OTTAWA - Prime Minister Stephen Harper issued a statement July 22 denouncing the persecution of Iraqi Christians.

“Canada condemns the systematic campaign of persecution that is being perpetrated in the city of Mosul, Iraq, by the Islamic State terrorist group,” said Harper. “Its ultimatum — pay the jizya (tax on non-Muslims), convert, leave the city or be killed — is the most recent measure aimed at forcing hundreds of thousands of Christians to convert to the Islamic State’s nefarious brand of Islam.

“Forced conversions, by threat of death, are an egregious violation of the fundamental human right to the freedom of religion,” the prime minister said.

The Islamic State is “working to eradicate” religious freedom, he warned. The Iraqi people and the international community cannot “surrender” to what he described as an “ever increasing campaign of violence.”

Harper called on the Iraqi government to protect the rights of all its citizens, regardless of religion or ethnic origin. 

“The Islamic State’s ever-increasing campaign of violence endangers all individuals who do not share its beliefs, and threatens the very foundations of Iraq’s future as a secure, democratic and prosperous country.”

CNEWA Canada’s Carl Hétu said he appreciated the Prime Minister’s strong statement on Christian persecution. 

“It needs to be denounced.”

CNEWA (Catholic Near East Welfare Association) is in constant touch with religious leaders and communities in the region, he said.

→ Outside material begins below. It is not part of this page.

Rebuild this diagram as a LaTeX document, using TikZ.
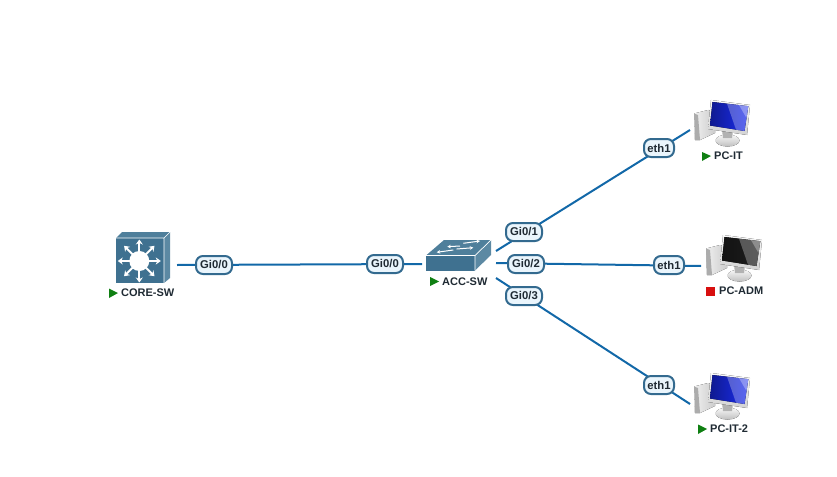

The reports they are receiving are “a lot worse than what the public media are telling us.”

The Islamic State radicals “are basically wiping out” any sign or mark of Christian presence in Mosul, he said. They are eradicating evidence of Christian identity, destroying manuscripts, stealing crosses and other religious artifacts, emptying out religious communities and 30 churches in Mosul, a city where Christians have lived for centuries, before the advent of Islam.

“They are totally making the city an Islamic town, moving anything in their path,” he said. 

Not only Christians are at risk, he said. 

“They will destroy any other ideology not their own, even other kinds of Islam.”

CNEWA, a charity of the Holy See, is organizing aid for the Christians in Iraq. It launched a campaign in early July. 

“The campaign is doing very well,” Hétu said. “People are responding very generously. We invite people to continue.

“People have no jobs, no revenues. They have lost everything,” he said. “They are living on what little they have and that won’t last long.”

In a statement issued to parishes July 21, Toronto Cardinal Thomas Collins called on faithful in the archdiocese to pray for Christians suffering persecution in Mosul and other parts of the Middle East and for an end to violence there and elsewhere in the world. 

Local parishes are encouraged to develop local initiatives, in terms of prayer, Mass intentions, novenas and eucharistic adoration.